4. June Cleaver I am not> Although I LOVE my house to be very clean and organized, after a long day of working and chasing after kids it's not exactly what's at the top of my to-do list. These days I feel accomplished if the dishes from all three meals from that day aren't still on the dining room table and if I've managed to do a load of laundry, so you can imagine how often I sweep, mop, vacuum, dust & polish. (Polish?!! HAHAHA! That's a good one!) I had no choice but to hire someone. I always considered that cheating... like people who have a nanny. "They hired a nanny?! They have it so easy. Someone else does all the hard stuff. They dress up their dolls and parade them around and put them back on the shelf when it gets boring." (I still kinda feel that way about people having nannies, but only if one of the parents stays at home and they have less than 4 children) Here's something I came to realize. I don't give a shit if hiring a cleaning lady is "the easy way." For the 5 years or so that I did all my own house cleaning on top of working 7 days a week and raising a family I was never nominated for the "Best Housewife Ever" award. In fact, as I recall, no one gave two shits whether my house was clean or not, forget who had cleaned it if it was.
5. I am Murphy's Law> I have pretty much accepted that I will fail on all levels of life and that bad things will happen to me a LOT. It certainly explains why most days I have such an upbeat demeanor.

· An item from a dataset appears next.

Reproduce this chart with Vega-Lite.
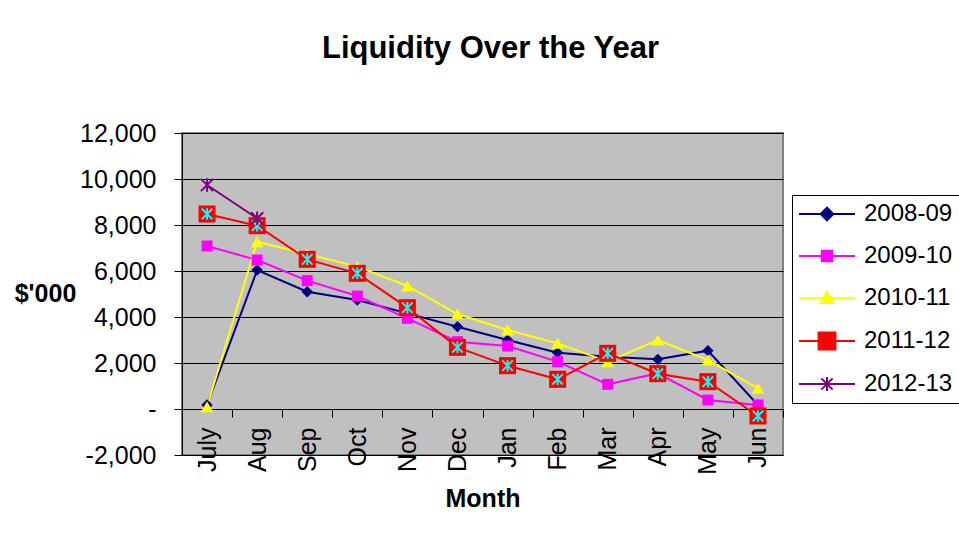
{
  "$schema": "https://vega.github.io/schema/vega-lite/v6.json",
  "width": 601,
  "height": 322,
  "autosize": {"type": "none"},
  "padding": {"left": 182, "top": 133, "right": 176, "bottom": 81},
  "background": "white",
  "config": {
    "font": "Liberation Sans",
    "view": {"fill": "#C0C0C0", "stroke": "#808080", "strokeWidth": 2}
  },
  "title": {
    "text": "Liquidity Over the Year",
    "fontSize": 31,
    "fontWeight": "bold",
    "color": "black",
    "anchor": "middle",
    "frame": "group",
    "baseline": "alphabetic",
    "offset": 32,
    "dx": 8
  },
  "data": {
    "values": [
      {"month": "July", "series": "2008-09", "value": 174},
      {"month": "Aug", "series": "2008-09", "value": 6043},
      {"month": "Sep", "series": "2008-09", "value": 5101},
      {"month": "Oct", "series": "2008-09", "value": 4739},
      {"month": "Nov", "series": "2008-09", "value": 4159},
      {"month": "Dec", "series": "2008-09", "value": 3580},
      {"month": "Jan", "series": "2008-09", "value": 3000},
      {"month": "Feb", "series": "2008-09", "value": 2449},
      {"month": "Mar", "series": "2008-09", "value": 2275},
      {"month": "Apr", "series": "2008-09", "value": 2159},
      {"month": "May", "series": "2008-09", "value": 2536},
      {"month": "Jun", "series": "2008-09", "value": 174},
      {"month": "July", "series": "2009-10", "value": 7087},
      {"month": "Aug", "series": "2009-10", "value": 6478},
      {"month": "Sep", "series": "2009-10", "value": 5580},
      {"month": "Oct", "series": "2009-10", "value": 4913},
      {"month": "Nov", "series": "2009-10", "value": 3942},
      {"month": "Dec", "series": "2009-10", "value": 2928},
      {"month": "Jan", "series": "2009-10", "value": 2739},
      {"month": "Feb", "series": "2009-10", "value": 2058},
      {"month": "Mar", "series": "2009-10", "value": 1072},
      {"month": "Apr", "series": "2009-10", "value": 1551},
      {"month": "May", "series": "2009-10", "value": 391},
      {"month": "Jun", "series": "2009-10", "value": 174},
      {"month": "July", "series": "2010-11", "value": 101},
      {"month": "Aug", "series": "2010-11", "value": 7275},
      {"month": "Sep", "series": "2010-11", "value": 6740},
      {"month": "Oct", "series": "2010-11", "value": 6190},
      {"month": "Nov", "series": "2010-11", "value": 5348},
      {"month": "Dec", "series": "2010-11", "value": 4130},
      {"month": "Jan", "series": "2010-11", "value": 3435},
      {"month": "Feb", "series": "2010-11", "value": 2855},
      {"month": "Mar", "series": "2010-11", "value": 2058},
      {"month": "Apr", "series": "2010-11", "value": 3000},
      {"month": "May", "series": "2010-11", "value": 2130},
      {"month": "Jun", "series": "2010-11", "value": 899},
      {"month": "July", "series": "2011-12", "value": 8478},
      {"month": "Aug", "series": "2011-12", "value": 7971},
      {"month": "Sep", "series": "2011-12", "value": 6507},
      {"month": "Oct", "series": "2011-12", "value": 5899},
      {"month": "Nov", "series": "2011-12", "value": 4406},
      {"month": "Dec", "series": "2011-12", "value": 2681},
      {"month": "Jan", "series": "2011-12", "value": 1884},
      {"month": "Feb", "series": "2011-12", "value": 1290},
      {"month": "Mar", "series": "2011-12", "value": 2420},
      {"month": "Apr", "series": "2011-12", "value": 1536},
      {"month": "May", "series": "2011-12", "value": 1188},
      {"month": "Jun", "series": "2011-12", "value": -304},
      {"month": "July", "series": "2012-13", "value": 9739},
      {"month": "Aug", "series": "2012-13", "value": 8290}
    ]
  },
  "encoding": {
    "x": {
      "field": "month",
      "type": "nominal",
      "sort": ["July", "Aug", "Sep", "Oct", "Nov", "Dec", "Jan", "Feb", "Mar", "Apr", "May", "Jun"],
      "scale": {"type": "band", "paddingInner": 0, "paddingOuter": 0},
      "axis": {
        "title": "Month",
        "offset": -46,
        "labelAngle": -90,
        "labelAlign": "right",
        "labelBaseline": "middle",
        "labelFontSize": 25,
        "labelColor": "black",
        "labelPadding": 10,
        "tickSize": 8,
        "tickBand": "extent",
        "tickColor": "black",
        "domainColor": "black",
        "titleFontSize": 25,
        "titleFontWeight": "bold",
        "titleColor": "black",
        "titlePadding": 12,
        "grid": false
      }
    },
    "y": {
      "field": "value",
      "type": "quantitative",
      "scale": {"domain": [-2000, 12000], "nice": false, "zero": false},
      "axis": {
        "title": "$'000",
        "titleAngle": 0,
        "titleX": -137,
        "titleY": 160,
        "titleAlign": "center",
        "titleBaseline": "middle",
        "titleFontSize": 25,
        "titleFontWeight": "bold",
        "titleColor": "black",
        "values": [-2000, 0, 2000, 4000, 6000, 8000, 10000, 12000],
        "labelExpr": "datum.value === 0 ? '-\u00a0\u00a0\u00a0\u00a0' : (datum.value < 0 ? '-' + format(-datum.value, ',') : format(datum.value, ','))",
        "labelFontSize": 25,
        "labelColor": "black",
        "labelPadding": 18,
        "tickSize": 8,
        "tickColor": "black",
        "domainColor": "black",
        "gridColor": "black",
        "gridOpacity": 1,
        "gridWidth": 1
      }
    }
  },
  "layer": [
    {
      "mark": {"type": "line", "strokeWidth": 2},
      "encoding": {
        "color": {
          "field": "series",
          "type": "nominal",
          "scale": {
            "domain": ["2008-09", "2009-10", "2010-11", "2011-12", "2012-13"],
            "range": ["#000080", "#FF00FF", "#FFFF00", "#FF0000", "#800080"]
          },
          "legend": {
            "title": null,
            "orient": "none",
            "legendX": 610,
            "legendY": 62,
            "strokeColor": "black",
            "fillColor": "white",
            "padding": 7,
            "labelFontSize": 24,
            "labelColor": "black",
            "labelOffset": 25,
            "symbolOffset": 16,
            "rowPadding": 18,
            "symbolSize": 196,
            "symbolStrokeWidth": 2,
            "encode": {
              "symbols": {
                "update": {
                  "shape": {"signal": "datum.value === '2008-09' ? 'M-4,0L4,0M0,-0.9L0.9,0L0,0.9L-0.9,0Z' : datum.value === '2009-10' ? 'M-4,0L4,0M-0.75,-0.75L0.75,-0.75L0.75,0.75L-0.75,0.75Z' : datum.value === '2010-11' ? 'M-4,0L4,0M0,-0.9L0.9,0.7L-0.9,0.7Z' : datum.value === '2011-12' ? 'M-4,0L4,0M-1.2,-1.2L1.2,-1.2L1.2,1.2L-1.2,1.2Z' : 'M-4,0L4,0M-0.8,-0.8L0.8,0.8M-0.8,0.8L0.8,-0.8M0,-1L0,1'"},
                  "fill": {"scale": "color", "field": "value"},
                  "stroke": {"scale": "color", "field": "value"},
                  "strokeWidth": {"value": 2},
                  "opacity": {"value": 1}
                }
              }
            }
          }
        }
      }
    },
    {
      "transform": [{"filter": "datum.series === '2008-09'"}],
      "mark": {"type": "point", "shape": "diamond", "filled": true, "size": 130, "color": "#000080", "opacity": 1},
      "encoding": {}
    },
    {
      "transform": [{"filter": "datum.series === '2009-10'"}],
      "mark": {"type": "point", "shape": "square", "filled": true, "size": 120, "color": "#FF00FF", "opacity": 1},
      "encoding": {}
    },
    {
      "transform": [{"filter": "datum.series === '2010-11'"}],
      "mark": {"type": "point", "shape": "triangle-up", "filled": true, "size": 160, "color": "#FFFF00", "opacity": 1},
      "encoding": {}
    },
    {
      "transform": [{"filter": "datum.series === '2011-12'"}],
      "mark": {"type": "point", "shape": "square", "filled": true, "size": 290, "color": "#FF0000", "opacity": 1},
      "encoding": {}
    },
    {
      "transform": [{"filter": "datum.series === '2011-12'"}],
      "mark": {"type": "point", "filled": false, "shape": "M-1,-1L1,1M-1,1L1,-1M0,-1.1L0,1.1", "size": 110, "stroke": "#00FFFF", "strokeWidth": 2, "opacity": 1},
      "encoding": {}
    },
    {
      "transform": [{"filter": "datum.series === '2012-13'"}],
      "mark": {"type": "point", "filled": false, "shape": "M-1,-1L1,1M-1,1L1,-1M0,-1.1L0,1.1", "size": 150, "stroke": "#800080", "strokeWidth": 2, "opacity": 1},
      "encoding": {}
    }
  ]
}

I've just accepted the mess that is my life and usually laugh when bad stuff happens. If there's a one in a million chance of something happening, it'll happen to me. Every preventative measure (aside from abstinence) was taken to prevent my first two kids. My first car was totalled by a drunk driver while parked in my own driveway. I had just put in a brand new alternator and I hadn't even driven it once since it was fixed. I was called for Jury Duty 5 days after my 18th birthday. I started having symptoms of and was diagnosed with Meniere's Disease when I was 20, which can happen anywhere between 20 and 50 years old. Two weeks before our planned roadtrip to Disney, on my way to pick Caleb up from school, the transmission dropped out of my car... at an intersection... with my 9 month old crying in the back... and my husband at work.
Haaaaaa! Life - 15 Jill - 0
So, in closing, I'm pretty sure I'm not living the "dream life." I'm sorry if you feel mislead now that I've given you the facts. If you were hoping to read a blog about a girl with the perfect family and the perfect life, I suggest perusing the interwebs for someone else's... mine is neither of those.
If you like crafting, shiny objects, trying crazy things, made up words, over-use of punctuation (especially parentheses) and odd usage of obscure movie quotes and internet memes and the occasional rambling post and lots of run-on sentences... stick around. You'll feel right at home.